• **TASK OBJECTIVE**
Filter out everything except lines holding "this".

• **EXTRACTED RECORDS**
++++++++

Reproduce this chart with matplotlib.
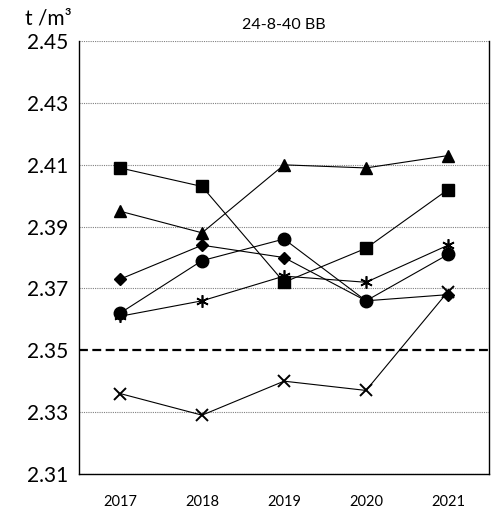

++++++++

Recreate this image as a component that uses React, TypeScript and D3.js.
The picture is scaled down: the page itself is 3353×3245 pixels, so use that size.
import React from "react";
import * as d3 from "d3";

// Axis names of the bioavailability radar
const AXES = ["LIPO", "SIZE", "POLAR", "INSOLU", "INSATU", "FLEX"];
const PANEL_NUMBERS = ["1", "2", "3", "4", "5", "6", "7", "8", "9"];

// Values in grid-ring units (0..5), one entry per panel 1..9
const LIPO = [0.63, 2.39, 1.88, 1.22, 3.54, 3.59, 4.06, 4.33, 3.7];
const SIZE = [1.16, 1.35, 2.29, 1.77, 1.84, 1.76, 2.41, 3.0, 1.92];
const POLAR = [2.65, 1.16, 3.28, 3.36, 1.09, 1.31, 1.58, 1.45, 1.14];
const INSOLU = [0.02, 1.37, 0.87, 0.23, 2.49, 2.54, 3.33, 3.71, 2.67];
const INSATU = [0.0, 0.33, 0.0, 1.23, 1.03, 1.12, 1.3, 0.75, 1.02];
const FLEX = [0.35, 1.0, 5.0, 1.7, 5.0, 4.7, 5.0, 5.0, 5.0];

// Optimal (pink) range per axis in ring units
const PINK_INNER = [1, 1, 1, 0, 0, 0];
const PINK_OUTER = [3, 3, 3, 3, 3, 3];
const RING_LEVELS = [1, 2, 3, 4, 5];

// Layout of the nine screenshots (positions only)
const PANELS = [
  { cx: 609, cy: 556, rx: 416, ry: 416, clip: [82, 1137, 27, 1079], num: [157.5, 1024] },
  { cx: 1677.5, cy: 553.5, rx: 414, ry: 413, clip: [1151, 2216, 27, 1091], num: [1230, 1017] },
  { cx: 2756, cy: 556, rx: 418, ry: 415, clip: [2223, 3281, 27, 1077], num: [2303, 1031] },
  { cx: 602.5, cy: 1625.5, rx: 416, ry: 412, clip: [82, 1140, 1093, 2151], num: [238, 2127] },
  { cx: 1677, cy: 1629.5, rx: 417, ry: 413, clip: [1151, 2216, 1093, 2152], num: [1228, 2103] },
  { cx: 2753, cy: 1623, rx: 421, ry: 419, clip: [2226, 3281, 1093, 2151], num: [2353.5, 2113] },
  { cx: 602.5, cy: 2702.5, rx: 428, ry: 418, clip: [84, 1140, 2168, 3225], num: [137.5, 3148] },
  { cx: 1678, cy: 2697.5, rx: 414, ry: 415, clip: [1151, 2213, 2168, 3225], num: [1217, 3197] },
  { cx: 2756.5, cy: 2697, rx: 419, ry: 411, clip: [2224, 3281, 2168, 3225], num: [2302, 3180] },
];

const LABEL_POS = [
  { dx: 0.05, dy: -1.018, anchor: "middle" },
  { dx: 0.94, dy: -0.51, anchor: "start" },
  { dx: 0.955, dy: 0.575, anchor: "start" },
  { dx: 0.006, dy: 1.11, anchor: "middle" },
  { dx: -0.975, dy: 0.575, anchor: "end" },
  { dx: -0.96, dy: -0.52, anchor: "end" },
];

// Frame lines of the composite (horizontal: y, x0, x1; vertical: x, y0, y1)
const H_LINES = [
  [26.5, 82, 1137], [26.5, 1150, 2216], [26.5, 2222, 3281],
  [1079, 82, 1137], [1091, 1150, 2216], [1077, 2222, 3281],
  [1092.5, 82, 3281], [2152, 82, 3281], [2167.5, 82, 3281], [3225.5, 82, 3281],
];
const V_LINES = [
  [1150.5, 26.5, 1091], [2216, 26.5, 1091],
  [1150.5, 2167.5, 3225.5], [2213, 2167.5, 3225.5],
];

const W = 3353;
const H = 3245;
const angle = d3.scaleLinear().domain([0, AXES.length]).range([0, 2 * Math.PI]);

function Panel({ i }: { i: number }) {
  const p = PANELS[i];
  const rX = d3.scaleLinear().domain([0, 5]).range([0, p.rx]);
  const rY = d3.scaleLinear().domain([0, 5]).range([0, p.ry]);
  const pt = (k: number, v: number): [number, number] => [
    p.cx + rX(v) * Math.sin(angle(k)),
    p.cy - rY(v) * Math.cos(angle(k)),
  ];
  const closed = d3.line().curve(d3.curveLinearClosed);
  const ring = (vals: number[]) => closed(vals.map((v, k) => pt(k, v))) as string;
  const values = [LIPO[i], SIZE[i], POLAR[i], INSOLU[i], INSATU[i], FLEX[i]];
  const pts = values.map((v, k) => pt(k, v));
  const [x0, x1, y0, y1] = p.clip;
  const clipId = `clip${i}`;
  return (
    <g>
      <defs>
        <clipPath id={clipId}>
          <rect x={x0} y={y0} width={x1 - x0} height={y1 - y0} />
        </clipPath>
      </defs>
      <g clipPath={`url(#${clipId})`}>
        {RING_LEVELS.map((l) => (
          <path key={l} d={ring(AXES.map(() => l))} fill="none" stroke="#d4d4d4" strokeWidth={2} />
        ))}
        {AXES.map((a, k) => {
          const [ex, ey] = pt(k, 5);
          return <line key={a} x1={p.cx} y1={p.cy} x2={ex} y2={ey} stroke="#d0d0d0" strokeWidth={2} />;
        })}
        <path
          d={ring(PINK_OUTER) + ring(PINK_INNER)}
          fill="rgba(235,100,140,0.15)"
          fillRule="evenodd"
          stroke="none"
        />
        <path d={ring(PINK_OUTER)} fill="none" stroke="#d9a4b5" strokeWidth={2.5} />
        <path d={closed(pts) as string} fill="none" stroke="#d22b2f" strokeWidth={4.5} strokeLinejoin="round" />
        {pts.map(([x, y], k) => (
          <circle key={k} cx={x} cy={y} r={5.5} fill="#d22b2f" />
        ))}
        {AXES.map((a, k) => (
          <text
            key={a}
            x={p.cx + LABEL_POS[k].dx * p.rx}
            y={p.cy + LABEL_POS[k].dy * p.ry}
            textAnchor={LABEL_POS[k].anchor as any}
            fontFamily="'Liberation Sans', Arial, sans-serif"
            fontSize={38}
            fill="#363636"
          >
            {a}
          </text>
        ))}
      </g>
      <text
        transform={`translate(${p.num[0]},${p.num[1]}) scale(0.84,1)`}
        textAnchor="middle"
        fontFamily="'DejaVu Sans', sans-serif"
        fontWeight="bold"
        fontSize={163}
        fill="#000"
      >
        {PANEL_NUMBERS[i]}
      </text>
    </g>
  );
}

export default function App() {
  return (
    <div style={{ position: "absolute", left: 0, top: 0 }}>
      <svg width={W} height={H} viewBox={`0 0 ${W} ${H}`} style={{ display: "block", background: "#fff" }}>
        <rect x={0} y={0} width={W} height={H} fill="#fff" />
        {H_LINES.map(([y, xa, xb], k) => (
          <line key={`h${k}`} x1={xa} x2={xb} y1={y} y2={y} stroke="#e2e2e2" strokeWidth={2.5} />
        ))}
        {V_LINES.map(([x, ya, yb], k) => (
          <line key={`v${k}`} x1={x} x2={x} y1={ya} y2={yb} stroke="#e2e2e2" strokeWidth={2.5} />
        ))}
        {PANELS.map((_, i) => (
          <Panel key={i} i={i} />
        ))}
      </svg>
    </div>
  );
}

++++++++

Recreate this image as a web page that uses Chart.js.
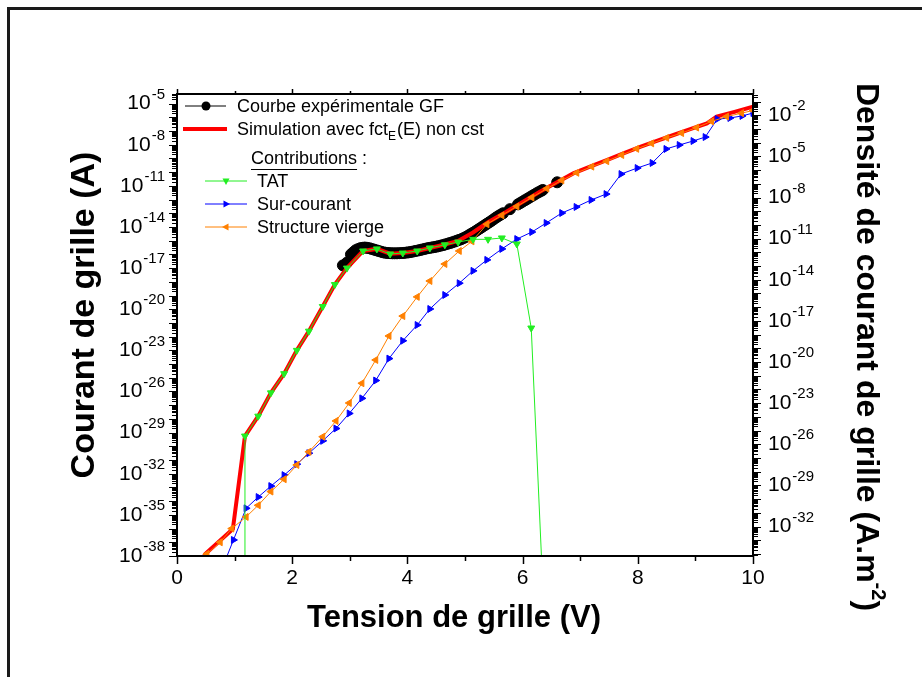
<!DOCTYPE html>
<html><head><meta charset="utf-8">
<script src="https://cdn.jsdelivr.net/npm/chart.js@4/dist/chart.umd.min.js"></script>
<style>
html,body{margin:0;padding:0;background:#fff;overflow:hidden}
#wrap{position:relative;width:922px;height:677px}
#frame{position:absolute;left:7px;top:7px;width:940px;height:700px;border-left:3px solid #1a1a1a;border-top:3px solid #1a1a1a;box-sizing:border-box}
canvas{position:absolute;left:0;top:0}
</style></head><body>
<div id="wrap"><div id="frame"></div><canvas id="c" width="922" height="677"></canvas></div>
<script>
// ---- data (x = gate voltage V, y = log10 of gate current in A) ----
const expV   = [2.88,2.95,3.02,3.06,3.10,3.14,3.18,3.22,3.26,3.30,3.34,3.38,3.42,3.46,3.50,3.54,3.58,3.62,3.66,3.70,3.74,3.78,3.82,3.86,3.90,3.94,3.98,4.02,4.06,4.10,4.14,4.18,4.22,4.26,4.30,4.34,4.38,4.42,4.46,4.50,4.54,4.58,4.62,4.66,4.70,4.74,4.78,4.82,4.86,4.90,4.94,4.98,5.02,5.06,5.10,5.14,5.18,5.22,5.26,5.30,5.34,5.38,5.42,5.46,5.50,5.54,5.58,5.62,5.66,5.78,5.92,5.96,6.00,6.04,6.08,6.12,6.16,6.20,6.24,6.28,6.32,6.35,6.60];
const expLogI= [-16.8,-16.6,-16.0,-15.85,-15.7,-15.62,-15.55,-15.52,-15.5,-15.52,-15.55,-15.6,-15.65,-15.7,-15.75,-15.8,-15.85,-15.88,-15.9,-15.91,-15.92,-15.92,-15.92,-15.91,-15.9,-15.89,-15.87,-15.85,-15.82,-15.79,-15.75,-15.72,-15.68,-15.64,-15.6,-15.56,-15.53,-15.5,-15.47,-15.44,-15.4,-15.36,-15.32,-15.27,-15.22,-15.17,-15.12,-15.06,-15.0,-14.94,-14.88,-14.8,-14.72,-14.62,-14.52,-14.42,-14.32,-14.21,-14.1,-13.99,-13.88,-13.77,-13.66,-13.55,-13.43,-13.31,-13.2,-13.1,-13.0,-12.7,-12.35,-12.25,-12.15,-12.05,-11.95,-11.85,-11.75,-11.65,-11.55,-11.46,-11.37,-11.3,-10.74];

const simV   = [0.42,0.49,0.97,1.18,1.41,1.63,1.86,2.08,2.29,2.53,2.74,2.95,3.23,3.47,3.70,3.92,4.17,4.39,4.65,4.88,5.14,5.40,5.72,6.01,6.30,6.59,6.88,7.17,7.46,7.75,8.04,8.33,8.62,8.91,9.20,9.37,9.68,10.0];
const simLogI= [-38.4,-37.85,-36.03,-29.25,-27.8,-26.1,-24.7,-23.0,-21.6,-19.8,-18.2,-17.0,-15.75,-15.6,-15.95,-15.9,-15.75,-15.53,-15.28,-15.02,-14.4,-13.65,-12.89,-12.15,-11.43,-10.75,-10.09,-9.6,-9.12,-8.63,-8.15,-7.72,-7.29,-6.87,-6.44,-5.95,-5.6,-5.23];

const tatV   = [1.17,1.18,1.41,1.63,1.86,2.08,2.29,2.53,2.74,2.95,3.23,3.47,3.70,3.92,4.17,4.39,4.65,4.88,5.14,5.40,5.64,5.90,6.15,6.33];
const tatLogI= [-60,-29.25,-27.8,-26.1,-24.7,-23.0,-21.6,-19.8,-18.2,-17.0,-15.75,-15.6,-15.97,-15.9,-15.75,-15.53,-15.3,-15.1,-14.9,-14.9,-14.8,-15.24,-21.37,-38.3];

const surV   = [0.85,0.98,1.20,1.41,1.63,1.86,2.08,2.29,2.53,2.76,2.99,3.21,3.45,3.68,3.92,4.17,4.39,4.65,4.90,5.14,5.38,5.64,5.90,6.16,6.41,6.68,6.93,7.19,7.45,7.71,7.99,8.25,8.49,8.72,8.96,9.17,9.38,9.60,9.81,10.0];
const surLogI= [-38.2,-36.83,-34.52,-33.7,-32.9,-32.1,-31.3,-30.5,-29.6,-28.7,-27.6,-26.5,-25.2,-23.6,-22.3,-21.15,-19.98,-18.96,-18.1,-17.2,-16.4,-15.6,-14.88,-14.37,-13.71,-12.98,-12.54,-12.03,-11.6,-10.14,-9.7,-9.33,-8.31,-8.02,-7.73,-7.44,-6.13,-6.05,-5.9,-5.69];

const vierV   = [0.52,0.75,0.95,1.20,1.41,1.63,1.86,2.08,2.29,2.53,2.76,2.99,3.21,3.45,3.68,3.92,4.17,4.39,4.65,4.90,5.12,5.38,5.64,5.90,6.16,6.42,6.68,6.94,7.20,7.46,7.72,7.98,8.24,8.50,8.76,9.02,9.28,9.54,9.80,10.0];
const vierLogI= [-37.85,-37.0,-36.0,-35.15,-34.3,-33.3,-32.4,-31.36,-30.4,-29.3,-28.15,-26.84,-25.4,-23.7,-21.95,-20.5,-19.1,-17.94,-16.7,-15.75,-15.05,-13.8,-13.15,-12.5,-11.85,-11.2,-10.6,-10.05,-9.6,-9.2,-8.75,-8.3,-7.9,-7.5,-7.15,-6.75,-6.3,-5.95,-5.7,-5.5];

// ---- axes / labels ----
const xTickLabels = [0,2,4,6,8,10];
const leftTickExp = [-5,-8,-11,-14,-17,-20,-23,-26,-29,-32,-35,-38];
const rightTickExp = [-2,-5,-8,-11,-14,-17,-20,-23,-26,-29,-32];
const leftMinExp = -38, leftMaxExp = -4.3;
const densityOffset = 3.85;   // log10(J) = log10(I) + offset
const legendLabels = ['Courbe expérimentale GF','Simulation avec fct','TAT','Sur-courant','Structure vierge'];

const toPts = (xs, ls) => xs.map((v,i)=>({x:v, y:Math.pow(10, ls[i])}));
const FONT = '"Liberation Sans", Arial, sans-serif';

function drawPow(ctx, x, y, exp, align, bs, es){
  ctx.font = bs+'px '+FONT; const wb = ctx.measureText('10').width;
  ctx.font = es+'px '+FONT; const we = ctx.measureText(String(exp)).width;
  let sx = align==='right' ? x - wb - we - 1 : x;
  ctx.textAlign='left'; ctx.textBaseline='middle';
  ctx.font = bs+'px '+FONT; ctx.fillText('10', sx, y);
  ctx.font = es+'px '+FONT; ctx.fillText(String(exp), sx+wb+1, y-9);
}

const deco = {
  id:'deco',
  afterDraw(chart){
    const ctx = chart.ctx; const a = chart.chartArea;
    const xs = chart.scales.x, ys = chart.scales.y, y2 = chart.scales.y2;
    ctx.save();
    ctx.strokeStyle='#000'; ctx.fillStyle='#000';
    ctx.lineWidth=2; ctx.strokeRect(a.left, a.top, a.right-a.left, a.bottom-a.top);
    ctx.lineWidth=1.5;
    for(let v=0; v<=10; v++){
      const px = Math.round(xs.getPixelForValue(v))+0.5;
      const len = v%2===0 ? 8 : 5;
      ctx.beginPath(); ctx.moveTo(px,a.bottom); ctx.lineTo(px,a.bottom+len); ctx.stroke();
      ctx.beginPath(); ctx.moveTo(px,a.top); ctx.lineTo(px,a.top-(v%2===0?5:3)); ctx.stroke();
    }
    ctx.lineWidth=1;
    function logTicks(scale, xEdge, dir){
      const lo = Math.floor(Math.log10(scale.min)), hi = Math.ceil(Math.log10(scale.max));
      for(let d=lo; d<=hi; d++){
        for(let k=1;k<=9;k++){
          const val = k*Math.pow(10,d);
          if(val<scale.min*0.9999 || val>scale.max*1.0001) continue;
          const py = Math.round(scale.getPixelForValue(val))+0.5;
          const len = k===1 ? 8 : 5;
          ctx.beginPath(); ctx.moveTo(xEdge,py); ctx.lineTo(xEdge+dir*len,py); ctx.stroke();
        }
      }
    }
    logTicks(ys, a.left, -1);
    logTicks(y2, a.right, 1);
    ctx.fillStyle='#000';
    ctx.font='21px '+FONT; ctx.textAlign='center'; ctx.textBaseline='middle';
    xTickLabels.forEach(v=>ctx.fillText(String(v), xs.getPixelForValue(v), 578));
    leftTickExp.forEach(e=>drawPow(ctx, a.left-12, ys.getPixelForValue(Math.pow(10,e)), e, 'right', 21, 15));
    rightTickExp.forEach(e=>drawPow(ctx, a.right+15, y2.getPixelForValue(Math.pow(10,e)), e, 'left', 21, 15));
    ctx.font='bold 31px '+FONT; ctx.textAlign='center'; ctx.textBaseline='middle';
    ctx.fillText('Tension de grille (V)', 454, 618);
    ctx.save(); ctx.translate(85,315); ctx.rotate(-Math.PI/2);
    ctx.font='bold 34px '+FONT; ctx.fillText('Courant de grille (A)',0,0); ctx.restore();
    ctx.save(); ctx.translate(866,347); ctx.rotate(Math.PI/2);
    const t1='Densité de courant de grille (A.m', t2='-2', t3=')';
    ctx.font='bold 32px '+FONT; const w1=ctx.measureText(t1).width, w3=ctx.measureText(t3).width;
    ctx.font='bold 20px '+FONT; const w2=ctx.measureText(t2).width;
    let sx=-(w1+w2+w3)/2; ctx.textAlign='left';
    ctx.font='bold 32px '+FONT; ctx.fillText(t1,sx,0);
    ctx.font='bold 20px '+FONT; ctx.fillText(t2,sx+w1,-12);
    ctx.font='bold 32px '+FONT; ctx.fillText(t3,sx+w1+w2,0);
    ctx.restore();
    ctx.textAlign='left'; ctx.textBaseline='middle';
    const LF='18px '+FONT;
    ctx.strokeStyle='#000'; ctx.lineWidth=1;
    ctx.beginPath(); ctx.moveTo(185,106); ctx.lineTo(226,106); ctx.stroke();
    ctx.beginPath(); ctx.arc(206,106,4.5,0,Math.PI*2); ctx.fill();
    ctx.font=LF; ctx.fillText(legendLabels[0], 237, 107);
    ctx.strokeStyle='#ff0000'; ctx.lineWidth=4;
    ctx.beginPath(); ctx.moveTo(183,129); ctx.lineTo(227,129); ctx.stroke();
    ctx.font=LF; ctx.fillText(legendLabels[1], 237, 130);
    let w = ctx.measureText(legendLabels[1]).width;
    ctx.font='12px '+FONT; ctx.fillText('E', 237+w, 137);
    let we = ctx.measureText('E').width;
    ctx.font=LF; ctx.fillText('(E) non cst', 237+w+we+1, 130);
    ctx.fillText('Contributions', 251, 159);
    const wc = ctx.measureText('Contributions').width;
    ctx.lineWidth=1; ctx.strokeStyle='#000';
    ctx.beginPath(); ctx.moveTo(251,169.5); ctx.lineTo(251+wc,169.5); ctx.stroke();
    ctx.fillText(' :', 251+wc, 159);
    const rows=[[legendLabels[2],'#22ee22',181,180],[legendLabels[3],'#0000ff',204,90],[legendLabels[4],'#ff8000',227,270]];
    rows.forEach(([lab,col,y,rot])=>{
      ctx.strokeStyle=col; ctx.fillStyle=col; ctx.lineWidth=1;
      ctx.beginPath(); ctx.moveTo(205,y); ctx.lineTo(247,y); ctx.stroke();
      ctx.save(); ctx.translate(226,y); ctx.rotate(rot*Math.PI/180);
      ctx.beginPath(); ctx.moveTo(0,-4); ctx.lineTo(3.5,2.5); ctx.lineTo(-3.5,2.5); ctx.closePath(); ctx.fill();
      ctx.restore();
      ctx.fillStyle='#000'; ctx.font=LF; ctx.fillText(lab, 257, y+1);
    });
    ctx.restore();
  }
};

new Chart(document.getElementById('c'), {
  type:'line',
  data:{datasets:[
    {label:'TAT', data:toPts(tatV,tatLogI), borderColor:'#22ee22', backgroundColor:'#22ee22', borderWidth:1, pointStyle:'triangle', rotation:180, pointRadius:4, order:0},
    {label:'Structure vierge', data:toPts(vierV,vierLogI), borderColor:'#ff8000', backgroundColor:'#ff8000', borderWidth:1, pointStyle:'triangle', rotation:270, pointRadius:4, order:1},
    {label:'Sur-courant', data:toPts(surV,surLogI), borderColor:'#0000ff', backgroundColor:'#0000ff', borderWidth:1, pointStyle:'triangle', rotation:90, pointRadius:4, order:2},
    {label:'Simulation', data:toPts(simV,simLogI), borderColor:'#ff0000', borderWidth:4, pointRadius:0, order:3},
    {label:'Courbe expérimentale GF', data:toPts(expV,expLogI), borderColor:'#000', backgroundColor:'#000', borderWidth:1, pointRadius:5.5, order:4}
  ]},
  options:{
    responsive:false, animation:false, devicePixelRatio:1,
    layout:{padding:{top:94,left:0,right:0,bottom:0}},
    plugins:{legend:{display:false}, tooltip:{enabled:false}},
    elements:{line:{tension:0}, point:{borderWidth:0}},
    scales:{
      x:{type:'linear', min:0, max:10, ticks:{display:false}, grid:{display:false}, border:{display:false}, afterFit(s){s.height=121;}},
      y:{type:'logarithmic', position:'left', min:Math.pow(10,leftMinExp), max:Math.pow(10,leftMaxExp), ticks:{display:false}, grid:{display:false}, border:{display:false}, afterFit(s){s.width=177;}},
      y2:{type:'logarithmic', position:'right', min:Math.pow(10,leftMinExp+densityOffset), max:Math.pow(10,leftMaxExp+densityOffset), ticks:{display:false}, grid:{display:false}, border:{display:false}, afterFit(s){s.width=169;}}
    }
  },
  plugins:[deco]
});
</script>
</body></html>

++++++++

• **CORRECT OUTPUT**
Reproduce this chart with matplotlib.
Recreate this image as a component that uses React, TypeScript and D3.js.
Recreate this image as a web page that uses Chart.js.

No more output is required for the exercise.